--- RAW DATA ---

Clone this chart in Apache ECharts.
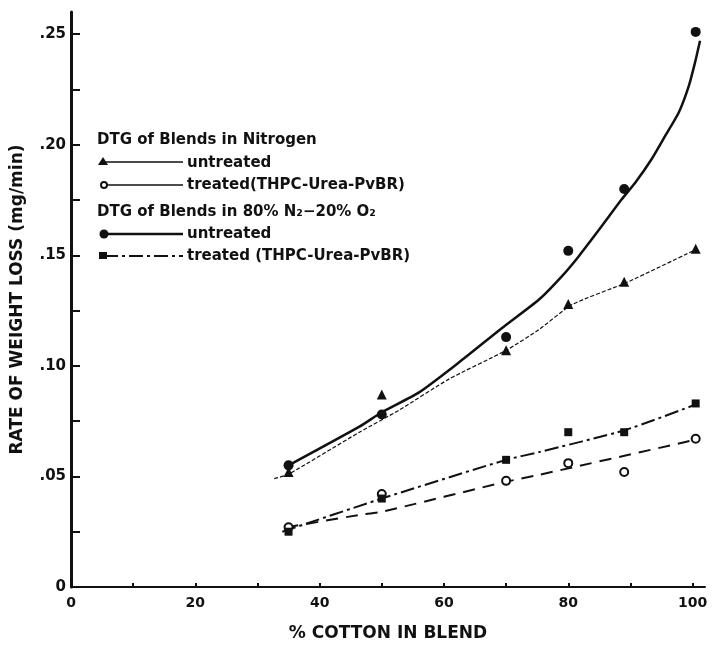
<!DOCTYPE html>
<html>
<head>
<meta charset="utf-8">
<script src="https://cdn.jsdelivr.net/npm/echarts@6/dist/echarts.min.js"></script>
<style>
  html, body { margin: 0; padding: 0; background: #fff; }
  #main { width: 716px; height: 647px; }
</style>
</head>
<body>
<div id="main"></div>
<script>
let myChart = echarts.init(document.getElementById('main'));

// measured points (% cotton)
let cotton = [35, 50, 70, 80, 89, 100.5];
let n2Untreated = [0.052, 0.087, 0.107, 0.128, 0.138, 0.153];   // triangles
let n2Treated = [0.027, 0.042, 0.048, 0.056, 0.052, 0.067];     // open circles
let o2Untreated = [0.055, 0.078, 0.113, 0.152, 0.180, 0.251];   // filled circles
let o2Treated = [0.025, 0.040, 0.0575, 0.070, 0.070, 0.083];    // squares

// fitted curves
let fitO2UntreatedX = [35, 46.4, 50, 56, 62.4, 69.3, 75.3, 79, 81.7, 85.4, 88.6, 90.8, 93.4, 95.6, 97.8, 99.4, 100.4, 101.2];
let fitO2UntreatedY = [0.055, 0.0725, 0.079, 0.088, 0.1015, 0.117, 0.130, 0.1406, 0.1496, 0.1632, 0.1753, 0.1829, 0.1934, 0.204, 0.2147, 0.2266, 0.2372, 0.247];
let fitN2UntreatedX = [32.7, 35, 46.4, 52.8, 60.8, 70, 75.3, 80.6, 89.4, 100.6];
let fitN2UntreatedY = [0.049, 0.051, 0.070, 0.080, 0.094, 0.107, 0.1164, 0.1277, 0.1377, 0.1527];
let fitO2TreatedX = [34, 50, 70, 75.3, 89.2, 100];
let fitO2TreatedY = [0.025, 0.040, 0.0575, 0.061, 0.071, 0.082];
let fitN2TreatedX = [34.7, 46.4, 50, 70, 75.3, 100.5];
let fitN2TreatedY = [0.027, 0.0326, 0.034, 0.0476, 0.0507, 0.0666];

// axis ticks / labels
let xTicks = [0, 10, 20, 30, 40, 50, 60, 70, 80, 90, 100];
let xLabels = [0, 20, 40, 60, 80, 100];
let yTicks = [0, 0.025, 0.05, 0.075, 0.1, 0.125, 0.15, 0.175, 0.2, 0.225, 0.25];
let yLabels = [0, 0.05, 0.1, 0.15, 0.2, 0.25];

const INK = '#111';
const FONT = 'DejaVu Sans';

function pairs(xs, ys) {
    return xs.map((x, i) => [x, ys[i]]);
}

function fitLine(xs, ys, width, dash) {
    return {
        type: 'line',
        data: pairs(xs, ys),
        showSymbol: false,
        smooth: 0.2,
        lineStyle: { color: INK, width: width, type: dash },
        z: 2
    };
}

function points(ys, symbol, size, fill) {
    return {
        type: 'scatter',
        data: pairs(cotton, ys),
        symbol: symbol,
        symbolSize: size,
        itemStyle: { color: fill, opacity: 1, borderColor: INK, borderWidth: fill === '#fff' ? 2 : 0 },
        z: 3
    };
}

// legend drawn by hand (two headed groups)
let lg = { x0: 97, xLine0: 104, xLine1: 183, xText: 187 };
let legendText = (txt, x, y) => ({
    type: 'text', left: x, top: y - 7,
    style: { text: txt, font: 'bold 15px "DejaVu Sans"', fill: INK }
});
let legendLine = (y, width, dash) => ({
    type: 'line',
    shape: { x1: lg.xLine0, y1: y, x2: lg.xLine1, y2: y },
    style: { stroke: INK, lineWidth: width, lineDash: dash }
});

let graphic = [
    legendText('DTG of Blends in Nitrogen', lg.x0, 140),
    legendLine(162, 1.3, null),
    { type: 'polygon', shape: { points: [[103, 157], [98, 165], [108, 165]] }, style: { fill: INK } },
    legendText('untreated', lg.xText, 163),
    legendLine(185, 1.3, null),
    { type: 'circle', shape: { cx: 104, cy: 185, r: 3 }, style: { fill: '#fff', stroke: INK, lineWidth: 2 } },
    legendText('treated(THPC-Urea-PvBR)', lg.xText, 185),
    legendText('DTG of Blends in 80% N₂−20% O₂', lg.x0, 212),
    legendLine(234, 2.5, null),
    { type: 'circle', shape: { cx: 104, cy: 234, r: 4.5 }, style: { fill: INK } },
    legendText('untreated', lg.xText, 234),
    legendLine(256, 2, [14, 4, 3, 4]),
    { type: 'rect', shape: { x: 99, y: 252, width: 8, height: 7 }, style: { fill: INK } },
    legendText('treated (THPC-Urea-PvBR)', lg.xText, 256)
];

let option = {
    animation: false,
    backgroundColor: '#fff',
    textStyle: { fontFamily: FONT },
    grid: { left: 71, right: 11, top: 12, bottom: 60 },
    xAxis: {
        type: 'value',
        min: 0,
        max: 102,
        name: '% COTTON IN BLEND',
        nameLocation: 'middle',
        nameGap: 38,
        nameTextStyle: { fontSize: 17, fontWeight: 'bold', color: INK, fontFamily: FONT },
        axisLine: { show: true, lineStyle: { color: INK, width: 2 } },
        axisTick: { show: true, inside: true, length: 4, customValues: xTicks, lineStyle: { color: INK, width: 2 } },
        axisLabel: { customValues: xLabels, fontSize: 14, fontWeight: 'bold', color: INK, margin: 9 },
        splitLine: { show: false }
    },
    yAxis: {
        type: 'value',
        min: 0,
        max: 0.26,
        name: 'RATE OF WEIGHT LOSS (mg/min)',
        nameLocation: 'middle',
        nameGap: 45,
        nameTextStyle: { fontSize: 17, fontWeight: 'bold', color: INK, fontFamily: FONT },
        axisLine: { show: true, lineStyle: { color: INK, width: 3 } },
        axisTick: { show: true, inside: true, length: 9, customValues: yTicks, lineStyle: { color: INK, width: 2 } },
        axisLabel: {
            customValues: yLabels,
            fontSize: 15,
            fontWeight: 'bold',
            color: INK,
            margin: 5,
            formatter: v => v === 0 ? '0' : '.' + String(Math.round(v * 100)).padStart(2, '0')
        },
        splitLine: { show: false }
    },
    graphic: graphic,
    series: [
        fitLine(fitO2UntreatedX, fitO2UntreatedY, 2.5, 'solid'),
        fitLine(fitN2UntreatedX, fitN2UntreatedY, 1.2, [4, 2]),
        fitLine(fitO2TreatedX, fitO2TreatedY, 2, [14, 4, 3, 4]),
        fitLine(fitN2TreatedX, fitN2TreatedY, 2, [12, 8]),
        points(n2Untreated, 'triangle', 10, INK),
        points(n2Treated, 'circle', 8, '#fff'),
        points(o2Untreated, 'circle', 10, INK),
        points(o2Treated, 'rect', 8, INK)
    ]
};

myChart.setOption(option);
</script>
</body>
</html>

---

*INSTRUCTION*. Reproduce exactly the run of lines that opens the listing and closes with the line holding "let myChart = echarts.init(document.getElementById('main'));". Pictures are excluded.

*FULL OUTPUT*.
Clone this chart in Apache ECharts.
<!DOCTYPE html>
<html>
<head>
<meta charset="utf-8">
<script src="https://cdn.jsdelivr.net/npm/echarts@6/dist/echarts.min.js"></script>
<style>
  html, body { margin: 0; padding: 0; background: #fff; }
  #main { width: 716px; height: 647px; }
</style>
</head>
<body>
<div id="main"></div>
<script>
let myChart = echarts.init(document.getElementById('main'));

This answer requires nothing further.